15“Behold, Beʹhemoth,

which I made as I made you;

he eats grass like an ox.

16Behold, his strength in his loins,

and his power in the muscles of his belly.

17He makes his tail stiff like a cedar;

the sinews of his thighs are knit together.

18His bones are tubes of bronze,

his limbs like bars of iron.

19“He is the first of the works of God;

let him who made him bring near his sword!

20For the mountains yield food for him

where all the wild beasts play.

21Under the lotus plants he lies,

in the covert of the reeds and in the marsh.

22For his shade the lotus trees cover him;

the willows of the brook surround him.

23Behold, if the river is turbulent he is not frightened;

he is confident though Jordan rushes against his mouth.

24Can one take him with hooks,

or pierce his nose with a snare?

41“Can you draw out Leviʹathan with a fishhook,

or press down his tongue with a cord?

2Can you put a rope in his nose,

or pierce his jaw with a hook?

3Will he make many supplications to you?

Will he speak to you soft words?

4Will he make a covenant with you

to take him for your servant for ever?

5Will you play with him as with a bird,

or will you put him on leash for your maidens?

6Will traders bargain over him?

Will they divide him up among the merchants?

7Can you fill his skin with harpoons,

or his head with fishing spears?

8Lay hands on him;

think of the battle; you will not do it again!

9Behold, the hope of a man is disappointed;

he is laid low even at the sight of him.

10No one is so fierce that he dares to stir him up.

Who then is he that can stand before me?

11Who has given to me, that I should repay him?

Whatever is under the whole heaven is mine.

12“I will not keep silence concerning his limbs,

or his mighty strength, or his goodly frame.
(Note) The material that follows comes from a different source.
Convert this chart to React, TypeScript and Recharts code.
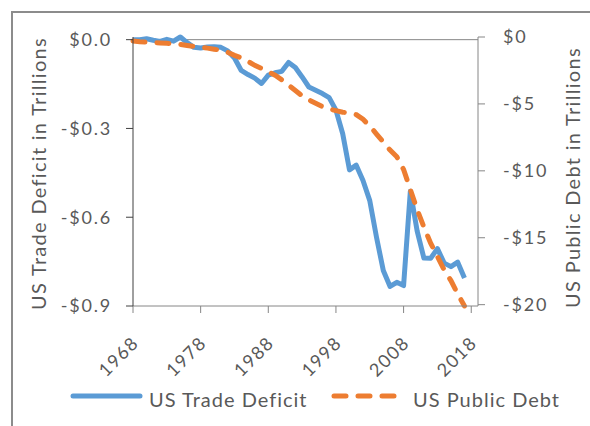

13Who can strip off his outer garment?

Who can penetrate his double coat of mail?

14Who can open the doors of his face?

Round about his teeth is terror.

15His back is made of rows of shields,

shut up closely as with a seal.

16One is so near to another

that no air can come between them.

17They are joined one to another;

they clasp each other and cannot be separated.

18His sneezings flash forth light,

and his eyes are like the eyelids of the dawn.

19Out of his mouth go flaming torches;

sparks of fire leap forth.

20Out of his nostrils comes forth smoke,

as from a boiling pot and burning rushes.

21His breath kindles coals,

and a flame comes forth from his mouth.

22In his neck abides strength,

and terror dances before him.

23The folds of his flesh cleave together,

firmly cast upon him and immovable.

24His heart is hard as a stone,

hard as the nether millstone.

25When he raises himself up the mighty are afraid;

at the crashing they are beside themselves.

26Though the sword reaches him, it does not avail;

nor the spear, the dart, or the javelin.

27He counts iron as straw,

and bronze as rotten wood.

28The arrow cannot make him flee;

for him slingstones are turned to stubble.

29Clubs are counted as stubble;

he laughs at the rattle of javelins.

30His underparts are like sharp potsherds;

he spreads himself like a threshing sledge on the mire.

31He makes the deep boil like a pot;

he makes the sea like a pot of ointment.

32Behind him he leaves a shining wake;

one would think the deep to be hoary.

33Upon earth there is not his like,

a creature without fear.

34He beholds everything that is high;

he is king over all the sons of pride.”